Copy every line of the data exactly, leaving nothing out.
'''
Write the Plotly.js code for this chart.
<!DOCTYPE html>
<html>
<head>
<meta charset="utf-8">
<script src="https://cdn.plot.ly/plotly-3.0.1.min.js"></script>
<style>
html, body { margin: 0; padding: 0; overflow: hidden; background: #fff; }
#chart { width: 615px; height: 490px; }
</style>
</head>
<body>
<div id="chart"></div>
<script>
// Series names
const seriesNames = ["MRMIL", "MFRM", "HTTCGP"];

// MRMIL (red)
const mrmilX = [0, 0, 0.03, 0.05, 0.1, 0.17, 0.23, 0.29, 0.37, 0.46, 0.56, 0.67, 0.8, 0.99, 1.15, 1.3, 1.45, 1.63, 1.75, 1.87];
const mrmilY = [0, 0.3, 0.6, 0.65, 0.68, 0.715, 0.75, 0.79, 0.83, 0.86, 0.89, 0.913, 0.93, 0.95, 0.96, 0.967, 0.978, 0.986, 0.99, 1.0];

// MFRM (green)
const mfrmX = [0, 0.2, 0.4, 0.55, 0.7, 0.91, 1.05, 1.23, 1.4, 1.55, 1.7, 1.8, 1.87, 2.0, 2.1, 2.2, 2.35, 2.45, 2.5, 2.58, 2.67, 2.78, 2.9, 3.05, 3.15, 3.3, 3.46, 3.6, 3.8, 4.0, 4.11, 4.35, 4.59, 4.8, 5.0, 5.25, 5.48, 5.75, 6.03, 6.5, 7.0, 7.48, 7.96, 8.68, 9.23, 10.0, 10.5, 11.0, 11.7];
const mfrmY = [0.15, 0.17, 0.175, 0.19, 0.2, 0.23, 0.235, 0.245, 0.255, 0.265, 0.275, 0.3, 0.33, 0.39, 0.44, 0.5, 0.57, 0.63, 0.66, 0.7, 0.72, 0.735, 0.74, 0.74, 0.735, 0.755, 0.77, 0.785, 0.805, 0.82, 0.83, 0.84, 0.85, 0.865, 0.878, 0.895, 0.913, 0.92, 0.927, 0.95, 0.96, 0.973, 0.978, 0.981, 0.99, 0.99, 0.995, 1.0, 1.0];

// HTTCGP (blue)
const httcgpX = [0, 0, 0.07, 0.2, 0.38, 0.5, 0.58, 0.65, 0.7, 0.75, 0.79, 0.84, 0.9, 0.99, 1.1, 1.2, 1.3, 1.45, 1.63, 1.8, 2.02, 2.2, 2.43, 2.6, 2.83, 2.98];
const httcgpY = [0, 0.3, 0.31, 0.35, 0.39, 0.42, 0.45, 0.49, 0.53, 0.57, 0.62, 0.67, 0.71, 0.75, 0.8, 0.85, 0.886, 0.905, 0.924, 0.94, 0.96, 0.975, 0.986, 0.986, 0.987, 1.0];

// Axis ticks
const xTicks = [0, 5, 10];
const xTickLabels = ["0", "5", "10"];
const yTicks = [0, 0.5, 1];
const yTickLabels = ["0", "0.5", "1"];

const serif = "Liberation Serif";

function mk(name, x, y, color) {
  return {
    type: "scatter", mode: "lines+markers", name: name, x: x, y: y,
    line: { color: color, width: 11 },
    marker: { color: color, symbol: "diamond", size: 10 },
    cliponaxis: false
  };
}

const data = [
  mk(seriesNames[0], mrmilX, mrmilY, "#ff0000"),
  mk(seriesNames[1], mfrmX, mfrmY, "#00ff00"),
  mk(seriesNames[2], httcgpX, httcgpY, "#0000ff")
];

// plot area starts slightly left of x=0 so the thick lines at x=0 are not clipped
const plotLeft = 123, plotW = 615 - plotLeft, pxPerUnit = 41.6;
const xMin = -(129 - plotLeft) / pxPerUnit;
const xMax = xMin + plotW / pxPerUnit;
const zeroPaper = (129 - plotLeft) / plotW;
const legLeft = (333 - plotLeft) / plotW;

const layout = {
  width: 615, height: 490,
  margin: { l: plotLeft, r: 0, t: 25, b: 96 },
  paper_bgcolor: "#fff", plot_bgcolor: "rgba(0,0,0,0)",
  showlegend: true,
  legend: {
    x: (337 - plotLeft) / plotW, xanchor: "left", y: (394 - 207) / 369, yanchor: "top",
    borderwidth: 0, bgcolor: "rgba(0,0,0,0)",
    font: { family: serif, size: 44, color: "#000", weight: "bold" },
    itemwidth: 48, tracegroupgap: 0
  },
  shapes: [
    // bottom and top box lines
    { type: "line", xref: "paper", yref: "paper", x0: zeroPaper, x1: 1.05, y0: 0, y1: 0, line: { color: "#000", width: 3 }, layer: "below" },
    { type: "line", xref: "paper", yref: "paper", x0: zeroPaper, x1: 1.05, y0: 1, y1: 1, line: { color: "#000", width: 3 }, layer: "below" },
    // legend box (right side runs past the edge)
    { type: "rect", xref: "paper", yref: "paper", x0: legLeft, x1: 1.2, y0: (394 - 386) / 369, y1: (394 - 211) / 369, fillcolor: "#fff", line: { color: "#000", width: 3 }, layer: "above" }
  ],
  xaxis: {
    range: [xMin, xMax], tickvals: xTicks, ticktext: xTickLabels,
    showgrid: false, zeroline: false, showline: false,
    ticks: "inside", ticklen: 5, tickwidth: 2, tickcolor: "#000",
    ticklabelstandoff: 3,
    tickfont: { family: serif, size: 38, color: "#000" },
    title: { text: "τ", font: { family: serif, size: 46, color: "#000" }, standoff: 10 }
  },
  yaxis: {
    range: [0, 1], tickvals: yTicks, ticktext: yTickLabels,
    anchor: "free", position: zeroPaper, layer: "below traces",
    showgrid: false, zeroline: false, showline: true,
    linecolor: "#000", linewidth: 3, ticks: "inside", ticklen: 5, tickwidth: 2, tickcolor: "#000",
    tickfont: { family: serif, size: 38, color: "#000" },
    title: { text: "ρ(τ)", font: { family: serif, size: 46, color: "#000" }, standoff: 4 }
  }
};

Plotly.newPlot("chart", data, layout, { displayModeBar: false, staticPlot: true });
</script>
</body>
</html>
'''
→ **FINISHED ANSWER**:
Write the Plotly.js code for this chart.
<!DOCTYPE html>
<html>
<head>
<meta charset="utf-8">
<script src="https://cdn.plot.ly/plotly-3.0.1.min.js"></script>
<style>
html, body { margin: 0; padding: 0; overflow: hidden; background: #fff; }
#chart { width: 615px; height: 490px; }
</style>
</head>
<body>
<div id="chart"></div>
<script>
// Series names
const seriesNames = ["MRMIL", "MFRM", "HTTCGP"];

// MRMIL (red)
const mrmilX = [0, 0, 0.03, 0.05, 0.1, 0.17, 0.23, 0.29, 0.37, 0.46, 0.56, 0.67, 0.8, 0.99, 1.15, 1.3, 1.45, 1.63, 1.75, 1.87];
const mrmilY = [0, 0.3, 0.6, 0.65, 0.68, 0.715, 0.75, 0.79, 0.83, 0.86, 0.89, 0.913, 0.93, 0.95, 0.96, 0.967, 0.978, 0.986, 0.99, 1.0];

// MFRM (green)
const mfrmX = [0, 0.2, 0.4, 0.55, 0.7, 0.91, 1.05, 1.23, 1.4, 1.55, 1.7, 1.8, 1.87, 2.0, 2.1, 2.2, 2.35, 2.45, 2.5, 2.58, 2.67, 2.78, 2.9, 3.05, 3.15, 3.3, 3.46, 3.6, 3.8, 4.0, 4.11, 4.35, 4.59, 4.8, 5.0, 5.25, 5.48, 5.75, 6.03, 6.5, 7.0, 7.48, 7.96, 8.68, 9.23, 10.0, 10.5, 11.0, 11.7];
const mfrmY = [0.15, 0.17, 0.175, 0.19, 0.2, 0.23, 0.235, 0.245, 0.255, 0.265, 0.275, 0.3, 0.33, 0.39, 0.44, 0.5, 0.57, 0.63, 0.66, 0.7, 0.72, 0.735, 0.74, 0.74, 0.735, 0.755, 0.77, 0.785, 0.805, 0.82, 0.83, 0.84, 0.85, 0.865, 0.878, 0.895, 0.913, 0.92, 0.927, 0.95, 0.96, 0.973, 0.978, 0.981, 0.99, 0.99, 0.995, 1.0, 1.0];

// HTTCGP (blue)
const httcgpX = [0, 0, 0.07, 0.2, 0.38, 0.5, 0.58, 0.65, 0.7, 0.75, 0.79, 0.84, 0.9, 0.99, 1.1, 1.2, 1.3, 1.45, 1.63, 1.8, 2.02, 2.2, 2.43, 2.6, 2.83, 2.98];
const httcgpY = [0, 0.3, 0.31, 0.35, 0.39, 0.42, 0.45, 0.49, 0.53, 0.57, 0.62, 0.67, 0.71, 0.75, 0.8, 0.85, 0.886, 0.905, 0.924, 0.94, 0.96, 0.975, 0.986, 0.986, 0.987, 1.0];

// Axis ticks
const xTicks = [0, 5, 10];
const xTickLabels = ["0", "5", "10"];
const yTicks = [0, 0.5, 1];
const yTickLabels = ["0", "0.5", "1"];

const serif = "Liberation Serif";

function mk(name, x, y, color) {
  return {
    type: "scatter", mode: "lines+markers", name: name, x: x, y: y,
    line: { color: color, width: 11 },
    marker: { color: color, symbol: "diamond", size: 10 },
    cliponaxis: false
  };
}

const data = [
  mk(seriesNames[0], mrmilX, mrmilY, "#ff0000"),
  mk(seriesNames[1], mfrmX, mfrmY, "#00ff00"),
  mk(seriesNames[2], httcgpX, httcgpY, "#0000ff")
];

// plot area starts slightly left of x=0 so the thick lines at x=0 are not clipped
const plotLeft = 123, plotW = 615 - plotLeft, pxPerUnit = 41.6;
const xMin = -(129 - plotLeft) / pxPerUnit;
const xMax = xMin + plotW / pxPerUnit;
const zeroPaper = (129 - plotLeft) / plotW;
const legLeft = (333 - plotLeft) / plotW;

const layout = {
  width: 615, height: 490,
  margin: { l: plotLeft, r: 0, t: 25, b: 96 },
  paper_bgcolor: "#fff", plot_bgcolor: "rgba(0,0,0,0)",
  showlegend: true,
  legend: {
    x: (337 - plotLeft) / plotW, xanchor: "left", y: (394 - 207) / 369, yanchor: "top",
    borderwidth: 0, bgcolor: "rgba(0,0,0,0)",
    font: { family: serif, size: 44, color: "#000", weight: "bold" },
    itemwidth: 48, tracegroupgap: 0
  },
  shapes: [
    // bottom and top box lines
    { type: "line", xref: "paper", yref: "paper", x0: zeroPaper, x1: 1.05, y0: 0, y1: 0, line: { color: "#000", width: 3 }, layer: "below" },
    { type: "line", xref: "paper", yref: "paper", x0: zeroPaper, x1: 1.05, y0: 1, y1: 1, line: { color: "#000", width: 3 }, layer: "below" },
    // legend box (right side runs past the edge)
    { type: "rect", xref: "paper", yref: "paper", x0: legLeft, x1: 1.2, y0: (394 - 386) / 369, y1: (394 - 211) / 369, fillcolor: "#fff", line: { color: "#000", width: 3 }, layer: "above" }
  ],
  xaxis: {
    range: [xMin, xMax], tickvals: xTicks, ticktext: xTickLabels,
    showgrid: false, zeroline: false, showline: false,
    ticks: "inside", ticklen: 5, tickwidth: 2, tickcolor: "#000",
    ticklabelstandoff: 3,
    tickfont: { family: serif, size: 38, color: "#000" },
    title: { text: "τ", font: { family: serif, size: 46, color: "#000" }, standoff: 10 }
  },
  yaxis: {
    range: [0, 1], tickvals: yTicks, ticktext: yTickLabels,
    anchor: "free", position: zeroPaper, layer: "below traces",
    showgrid: false, zeroline: false, showline: true,
    linecolor: "#000", linewidth: 3, ticks: "inside", ticklen: 5, tickwidth: 2, tickcolor: "#000",
    tickfont: { family: serif, size: 38, color: "#000" },
    title: { text: "ρ(τ)", font: { family: serif, size: 46, color: "#000" }, standoff: 4 }
  }
};

Plotly.newPlot("chart", data, layout, { displayModeBar: false, staticPlot: true });
</script>
</body>
</html>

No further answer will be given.